Gracias a la Vida
ALFREDO PRIETO*
HAVANA TIMES, February 20 – After Mexico, the Latin American country with the greatest and deepest cultural ties with Cuba is probably Chile. That relationship, like all others, has its history. It was particularly intense during the government of Salvador Allende (1970-1973), when for the first time an electoral process brought a left-wing candidate to the presidency, a foreshadowing of events that would unfold in the region many years later.
The Chilean experience put to the test one of the most burning political debates of the 1960s: the pertinence or not of the armed struggle as a means to power, especially after the failure of Che’s Bolivian guerrilla struggle and the unsuccessful effort to convert the Andes into the Sierra Maestra of South America.
In Havana during the 70s there was a kind of fervor for everything Chilean, from the wine we called Don Balta, so enthusiastically consumed by the population, to the influence in literary circles of the so called anti-poetry of Nicanor Parra, a movement against the verbal cathedrals of Pablo Neruda that was adopted with enthusiasm by the young Cuban poets of the time.

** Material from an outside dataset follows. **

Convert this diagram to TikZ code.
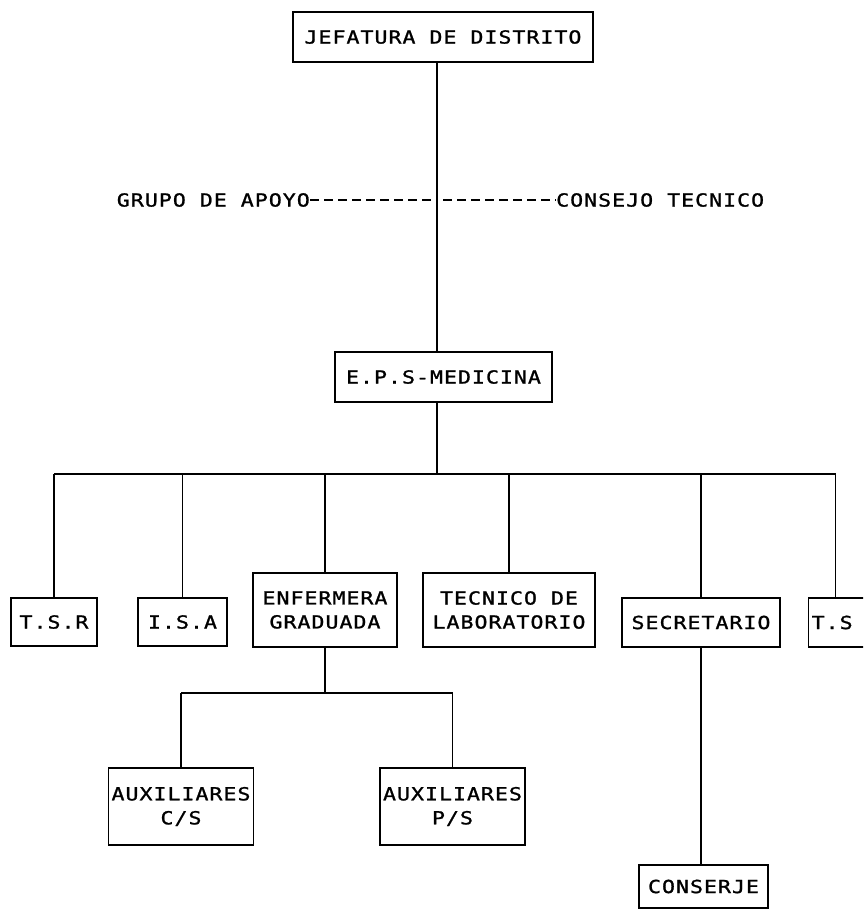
\documentclass[tikz,border=0pt]{standalone}
\usepackage{fontspec}
\newfontfamily\dotfont[FakeStretch=1.2, LetterSpace=5.5, FakeBold=1.2]{DejaVu Sans Mono}
\tikzset{
  every node/.style={font=\dotfont\fontsize{18}{24}\selectfont},
  box/.style={draw, line width=1.3pt, inner xsep=3pt, inner ysep=3pt, align=center},
  link/.style={line width=1.3pt},
  dashlink/.style={line width=1.1pt, dash pattern=on 9pt off 5pt},
  lbl/.style={inner sep=0pt}
}
\begin{document}
\begin{tikzpicture}[x=1pt,y=-1pt]
\useasboundingbox (0,0) rectangle (863,911);
\clip (0,0) rectangle (863,911);
% boxes
\node[box, minimum width=300pt, minimum height=50pt] (jef) at (443,37) {JEFATURA DE DISTRITO};
\node[box, minimum width=217pt, minimum height=50pt] (eps) at (443.5,377) {E.P.S-MEDICINA};
\node[box, minimum width=86pt, minimum height=48pt] (tsr) at (54,622) {T.S.R};
\node[box, minimum width=89pt, minimum height=48pt] (isa) at (182.5,622) {I.S.A};
\node[box, minimum width=144pt, minimum height=74pt] (enf) at (325,610) {ENFERMERA\\GRADUADA};
\node[box, minimum width=172pt, minimum height=74pt] (tec) at (509,610) {TECNICO DE\\LABORATORIO};
\node[box, minimum width=158pt, minimum height=49pt] (sec) at (701,622.5) {SECRETARIO};
\node[box, anchor=west, minimum height=49pt, text width=86pt, align=left] (ts) at (808,622.5) {T.S};
\node[box, minimum width=140pt, minimum height=77pt] (auxc) at (181,806.5) {AUXILIARES\\C/S};
\node[box, minimum width=141pt, minimum height=77pt] (auxp) at (452.5,806.5) {AUXILIARES\\P/S};
\node[box, minimum width=129pt, minimum height=43pt] (cons) at (703.5,886.5) {CONSERJE};
% side labels
\node[lbl, anchor=east] (grupo) at (310,200) {GRUPO DE APOYO};
\node[lbl, anchor=west] (consejo) at (556,200) {CONSEJO TECNICO};
% helper coordinates
\coordinate (spine) at (437,0);
\coordinate (busy) at (0,474);
\coordinate (suby) at (0,693);
\coordinate (dl) at (431,200);
\coordinate (dr) at (443,200);
\coordinate (tsdrop) at ([xshift=-19pt]ts.north);
% connectors
\draw[link] (jef.south -| spine) -- (eps.north -| spine);
\draw[link] (eps.south -| spine) -- (spine |- busy);
\draw[link] (tsr.north |- busy) -- (tsdrop |- busy);
\foreach \n in {tsr,isa,enf,tec,sec} \draw[link] (\n.north) -- (\n.north |- busy);
\draw[link] (tsdrop) -- (tsdrop |- busy);
\draw[link] (enf.south) -- (enf.south |- suby);
\draw[link] (auxc.north |- suby) -- (auxp.north |- suby);
\draw[link] (auxc.north) -- (auxc.north |- suby);
\draw[link] (auxp.north) -- (auxp.north |- suby);
\draw[link] (sec.south) -- (sec.south |- cons.north);
\draw[dashlink] (grupo.east) -- (dl);
\draw[dashlink] (dr) -- (consejo.west);
\end{tikzpicture}
\end{document}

Starting with the Protest Song Festival, organized by the Casa de las Americas Cultural Institution at the end of the 60s, the presence of Angel and Isabel Parra and the songs of Violeta, became common occurrences in Cuba, along with the presence of singer/composer Victor Jara.
Omara Portuondo’s interpretation of Violeta Parra’s “Gracias a la vida” (Thanks to life) instilled in the popular imagination one of the most beautiful Latin American songs of all time. The amateur music festivals of the Federation of University Students (FEU) inspired groups that followed the path of Chilean folk groups like Inti-Illimani and Quilapayun. Not only did they play typical Andean instruments never before used by Cuban musicians, but they also sported ponchos impossible to wear in the hot tropical sun of the free concerts in the plazas without paying with sweat the price of being in fashion.
After the coup d’etat (9/11/73) the relationship entered on a more even plane with the presence of Chilean exiles in Alamar, a suburb on the east side of the capital. First conceived as an emergency plan to resolve the eternal housing problem via micro-construction brigades, Alamar allowed the Cubans and Chileans to get to know the pros and cons of each culture through the logic of contact.
Cubans and Chileans saw their similarities and differences interacting in their daily lives, to the extent that it was not surprising that mixed couples and inter-cultural marriages occurred.
In their parties roast pork and rum often mixed with empanadas and wine, although abundance was never a hallmark of Cuban society. The limitations that existed in Cuba was one of the reasons that led the exiles to gradually depart towards other latitudes of the planet even before the beginning of the severe Cuban economic crisis of the early 1990s.
Meanwhile, the Movimiento de Izquierda Revolucionaria (MIR) and its membership were for many Cubans a kind of alter ego, although officially the Cuban government favored what would be the Achilles heel of the Chilean process: unity in the face of divergence regarding the path to take to defeat a dictatorship supported by Washington, and the local oligarchy that tortured or assassinated thousands of persons indiscriminately, a national trauma still alive and with long-term consequences. .
It wasn’t a matter of Cuban intrusion in Chilean internal affairs, but rather of chosen affinities stemming above all from a community of ideology, methods and procedures.
These things, and others that I omit here for reasons of space, underline the appropriateness of Chile being the guest of honor at this year’s International Book Fair in Havana. The fair was inaugurated on February 12 in the presence of Chilean President Bachelet at the San Carlos de La Cabaña Fortress. It’s a thanks to life that no campaign could lacerate because the Chilean-Cuban connection has been marked indelibly, like that of “el musguito en la hiedra.” [line from a Violeta Parra song, referring to the intertwining of moss and ivy.]
*Cuban essayist and editor who lives in Havana.